According to certain implementations, all or a portion of example apparatus 100 in
The process parameters and sequence of steps described and/or illustrated herein are given by way of example only and can be varied as desired. For example, while the steps illustrated and/or described herein can be shown or discussed in a particular order, these steps do not necessarily need to be performed in the order illustrated or discussed. The various example methods described and/or illustrated herein can also omit one or more of the steps described or illustrated herein or include additional steps in addition to those disclosed.
The preceding description has been provided to enable others skilled in the art to best utilize various aspects of the example implementations and variations disclosed herein. This example description is not intended to be exhaustive or to be limited to any precise form disclosed.
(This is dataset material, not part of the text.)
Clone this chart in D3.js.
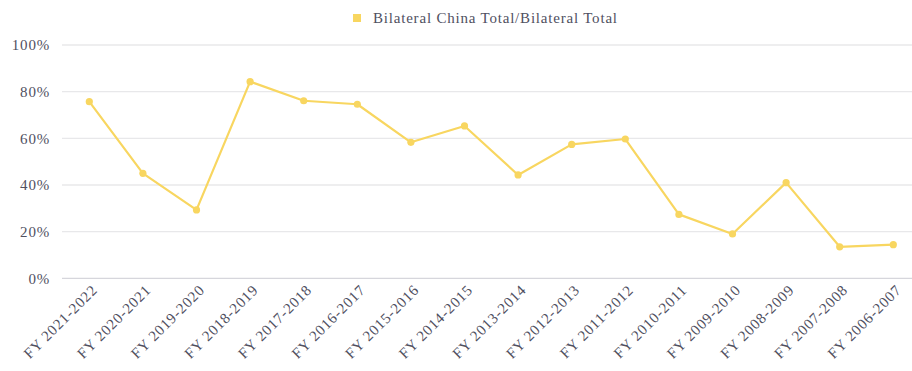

Many modifications and variations are possible without departing from the spirit and scope of the present disclosure. The implementations and variations disclosed herein should be considered in all respects illustrative and not restrictive. Reference should be made to the appended claims and their equivalents in determining the scope of the present disclosure.
Unless otherwise noted, the terms “connected to” and “coupled to” (and their derivatives), as used in the specification and claims, are to be construed as permitting both direct and indirect (i.e., via other elements or components) connection. In addition, the terms “a” or “an,” as used in the specification and claims, are to be construed as meaning “at least one of.” Finally, for ease of use, the terms “including” and “having” (and their derivatives), as used in the specification and claims, are interchangeable with and have the same meaning as the word “comprising.”